Hydrocarbon Pyrolysis

Pyrolysis is the process by which materials are decomposed at high temperatures in an inert atmosphere. Hydrocarbon pyrolysis in particular is when molecules made of hydrogen and carbon undergo pyrolysis and is used to convert petroleum and natural gas into the various compounds used in industry and our every day lives. Hydrocarbon pyrolysis is also thought to produce diamonds in the interior of ice giant planets such as Jupiter.

Hydrocarbon pyrolysis is an exceedingly complicated process with a wide range of conditions under which it can occur and myriad products resulting from it. In fact, it is really many hundreds of chemical processes all occurring together. There have been attempts to model these processes with computer simulations that have had various degrees of success. For example, ab initio simulations have a relatively high degree of accuracy. However, they require extensive computational effort. Recent efforts have used force field approximations for use with MD simulations. These are less accurate than the ab initio simulations but require much less computational effort. These models provide us with a wealth of information in a much more reasonable amount of time and even more recent work is being done to realize even faster simulations.

After looking at the structure of the hydrocarbon products, my collaborators and I realized that we can model them as graphs. These are graphs of the carbon skeletons surrounded by the hydrogen atoms which we suppress in our representation. These, it turns out, have been studied by chemists before us and are called carbon graphs. Our innovation was to model the products of the hydrocarbon pyrolysis as random graphs. To generate these graphs, we need the degree distribution of the hydrocarbon molecules. We can obtain the degree distribution in two ways. First, by analyzing the results of an MD simulation. Second, by using a new model developed during the collaboration that determines the degree distribution for a system at an arbitrary temperature and initial composition that is trained on previously run MD simulations.

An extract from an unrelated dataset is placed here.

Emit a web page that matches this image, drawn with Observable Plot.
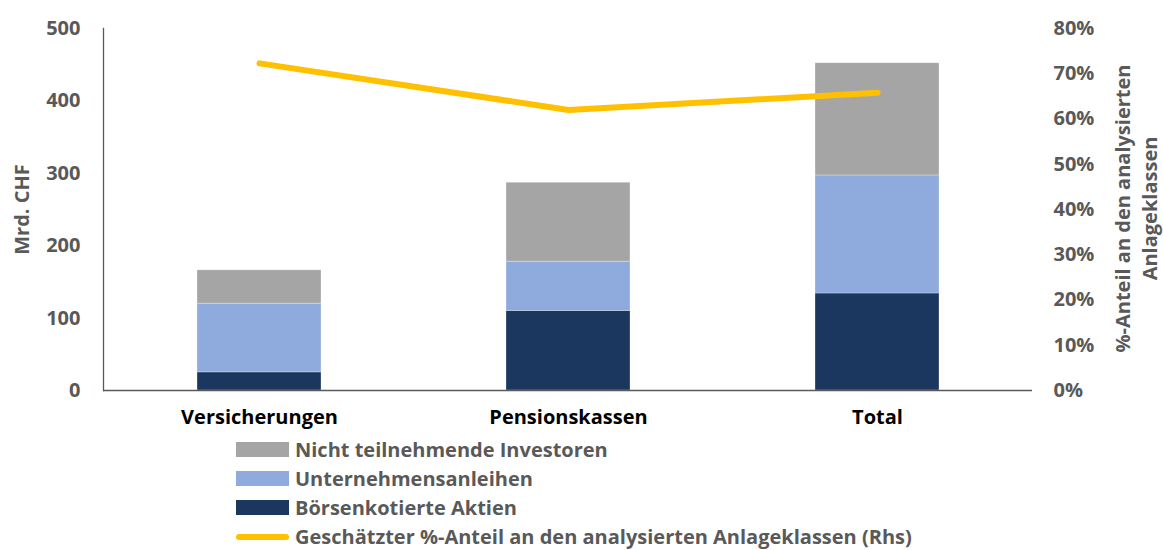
<!DOCTYPE html>
<html>
<head>
<meta charset="utf-8">
<script src="https://cdn.jsdelivr.net/npm/d3@7"></script>
<script src="https://cdn.jsdelivr.net/npm/@observablehq/plot@0.6"></script>
<style>
  body { margin: 0; background: #fff; font-family: "Open Sans", Lato, sans-serif; }
  #legend { margin-left: 236px; }
  .row { display: flex; align-items: center; height: 29px; font-weight: bold; font-size: 20px; color: #595959; }
  .sw { width: 53px; height: 15px; margin-right: 6px; }
  .ln { width: 53px; height: 6px; border-radius: 3px; margin-right: 6px; }
</style>
</head>
<body>
<div id="chart"></div>
<div id="legend"></div>
<script>
const categories = ["Versicherungen", "Pensionskassen", "Total"];
const seriesNames = ["Börsenkotierte Aktien", "Unternehmensanleihen", "Nicht teilnehmende Investoren"];
const seriesColors = ["#1B365F", "#8FAADC", "#A5A5A5"];
const aktien = [25, 110, 134];
const anleihen = [95, 68, 163];
const nichtTeilnehmend = [46, 109, 155];
const anteil = [0.723, 0.620, 0.658];
const lineName = "Geschätzter %-Anteil an den analysierten Anlageklassen (Rhs)";
const lineColor = "#FFC000";
const leftTicks = [0, 100, 200, 300, 400, 500];
const rightTicks = [0, 0.1, 0.2, 0.3, 0.4, 0.5, 0.6, 0.7, 0.8];

const yMax = 500, pMax = 0.8, k = yMax / pMax;
const seriesValues = [aktien, anleihen, nichtTeilnehmend];
const bars = [];
seriesNames.forEach((s, i) => categories.forEach((c, j) => bars.push({cat: c, series: s, value: seriesValues[i][j]})));
const lineData = categories.map((c, j) => ({cat: c, pct: anteil[j]}));

const grey = "#595959";
const chart = Plot.plot({
  width: 1163, height: 435,
  marginLeft: 103, marginRight: 131, marginTop: 28, marginBottom: 45,
  style: {fontFamily: "'Open Sans', Lato, sans-serif", fontSize: "20px", fontWeight: "bold", background: "#fff"},
  x: {domain: categories, paddingInner: 0.6, paddingOuter: 0.3, axis: null},
  y: {domain: [0, yMax], axis: null},
  color: {domain: seriesNames, range: seriesColors},
  marks: [
    Plot.barY(bars, {x: "cat", y: "value", fill: "series", stroke: "#ffffff", strokeWidth: 0.6, strokeOpacity: 0.5}),
    Plot.ruleY([0], {stroke: grey, strokeWidth: 1.3}),
    Plot.frame({anchor: "left", stroke: grey, strokeWidth: 1.3}),
    Plot.line(lineData, {x: "cat", y: d => d.pct * k, stroke: lineColor, strokeWidth: 6, strokeLinecap: "round", strokeLinejoin: "round"}),
    Plot.axisX({tickSize: 0, tickPadding: 19, fill: "#000", label: null}),
    Plot.axisY(leftTicks, {anchor: "left", tickSize: 0, tickPadding: 23, fill: grey, label: null}),
    Plot.axisY(rightTicks.map(p => p * k), {anchor: "right", tickSize: 0, tickPadding: 21, fill: grey, label: null,
      tickFormat: v => Math.round(v / k * 100) + "%"}),
    Plot.text(["Mrd. CHF"], {frameAnchor: "left", textAnchor: "middle", rotate: -90, dx: -81, fill: grey, fontSize: 20}),
    Plot.text(["%-Anteil an den analysierten\nAnlageklassen"], {frameAnchor: "right", textAnchor: "middle", rotate: -90, dx: 102, dy: -1, fill: grey, fontSize: 20, lineHeight: 1.35})
  ]
});
document.getElementById("chart").appendChild(chart);

const legend = document.getElementById("legend");
const items = seriesNames.map((s, i) => ({name: s, color: seriesColors[i], type: "sw"})).reverse();
items.push({name: lineName, color: lineColor, type: "ln"});
for (const it of items) {
  const row = document.createElement("div");
  row.className = "row";
  const sw = document.createElement("div");
  sw.className = it.type;
  sw.style.background = it.color;
  const t = document.createElement("span");
  t.textContent = it.name;
  row.appendChild(sw); row.appendChild(t);
  legend.appendChild(row);
}
</script>
</body>
</html>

This new approach provides the equilibrium distribution of the molecule sizes resulting from hydrocarbon pyrolysis incredibly quickly, typically in less than a minute. It also provides a prediction for the conditions under which diamonds may form, the initial goal of the collaboration. Random graph theory provides a condition under which the carbon graph undergoes a "phase transition" where most of the carbon is in one giant molecule. e.g. diamond. It also provides a mathematical framework with which to explore the structure of individual hydrocarbon molecules.

A shortcoming of this approach is that the random graph model does not allow for loops which are present in the MD simulations. To overcome this, we recently imrpoved our original approach by incorporating graph motifs. This extension allows us to incorporate the substructures seen in simulations. Doing so increased our prediction accuracy markedly.